Conducting the workshop in the Gallery provided an appropriate setting to engage with MI and UDL principles: All participants were in a new classroom space –that of the gallery- which re-defined the learning experience, literally opening it up to new ways of representing what learning is (through experiencing the art works), new ways of engaging with the work (through close observation of art, defined by the variety of Entry Points to learning provided by Gardner’s theory) and new ways of expressing the experience (through negotiated, discursive learning defined in the group work experience of peer observation and discussion).

National Gallery - Image shows 5 paintings

In this Project MUSE approach, where museums and galleries are harnessed as sites that provide us with valuable learning experiences, participants were invited firstly to explore the exhibition in the wing devoted to Modern Irish Art for themselves, in groups of five or six. Participants were then encouraged to select one painting which they were all happy to work on and to spend thirty minutes using a variety of ways in (or entry points) to the paintings, such as narrational ways into the work through story, or experiential ways in through role play, or social ways in through group work and discussion and so on. Gardner names at least seven ways into any learning experience and invites teachers to explore these over time; hence, the focus on a variety of ways of representing knowledge and of engaging students in their learning. Such approaches inevitably lead to students’ multiple ways of expressing their learning in the light of the variety of their engagement with the learning experience.

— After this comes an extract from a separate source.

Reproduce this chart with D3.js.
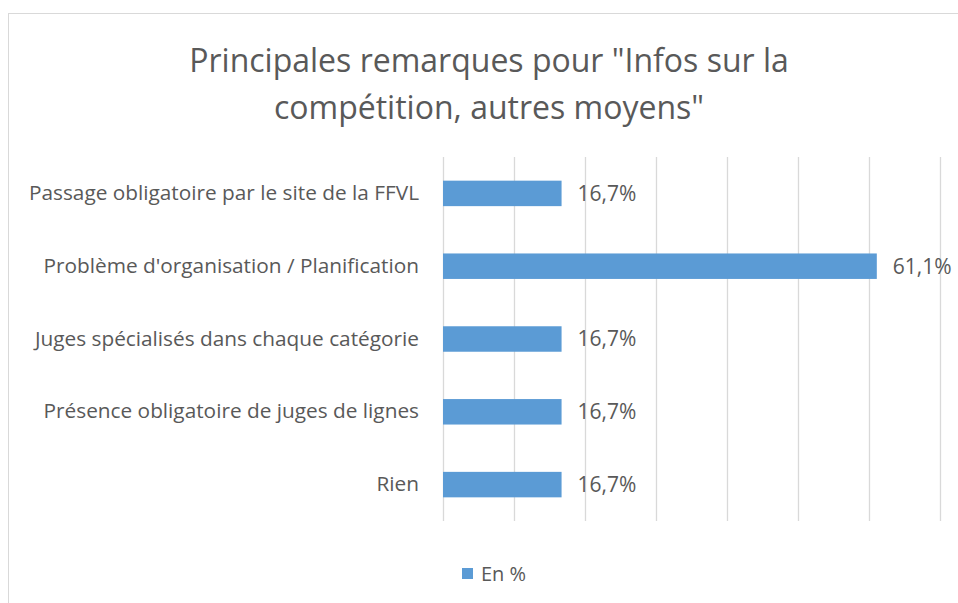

Reactions to this process were positive and multifaceted. Participants commented on the fact that they had never spent such a long time in front of one work of art. Such a point gave rise to discussion regarding the time needed to really explore a topic, in this case a painting, and led to discussion regarding deep, as opposed to surface, approaches to learning. It was also interesting that groups chose a variety of paintings; a range of portraits, for example, were chosen. One group examined Colin Davidson’s portrait of Michael Longley – which they saw as a dramatic portrait with strong brush strokes and a larger than life effect– like that of the poet.

Another group focused on Yeats’ Men of Destiny and its characterising of the heroic in its bold use of colour. Other groups worked on the new exhibition in this wing entitled The World of Performance: Dance, Theatre and Song and its portraits of actors like Muriel Brandt’s Micheál Mac Liammóir and Sean Keatings’ Jimmy O’Dea. Regardless of the work chosen, what was common in discussion afterwards, over coffee in the gallery restaurant, was that no two people interpret the work in the same way; each brought a unique perspective to the work, which was borne out of their own experience of life and of the disciplines in which they were immersed.

Another key point that emerged was the nature of and the effect of the group dynamic: as a member of the group it became important to listen to the other and to take on new perspectives. Participants also noted that though there were divergent views there was also coherence and common threads in the discussion that emerged. The longer the group worked together the more they were able to listen to and accommodate each other’s perspectives. In a nutshell, exploring a work of art on its many levels is another way of talking about and experiencing the meaning and implications of a universal design for learning approach. The gallery provides us with that magic space where we can begin again to experience learning in all its richness, complexity and variety.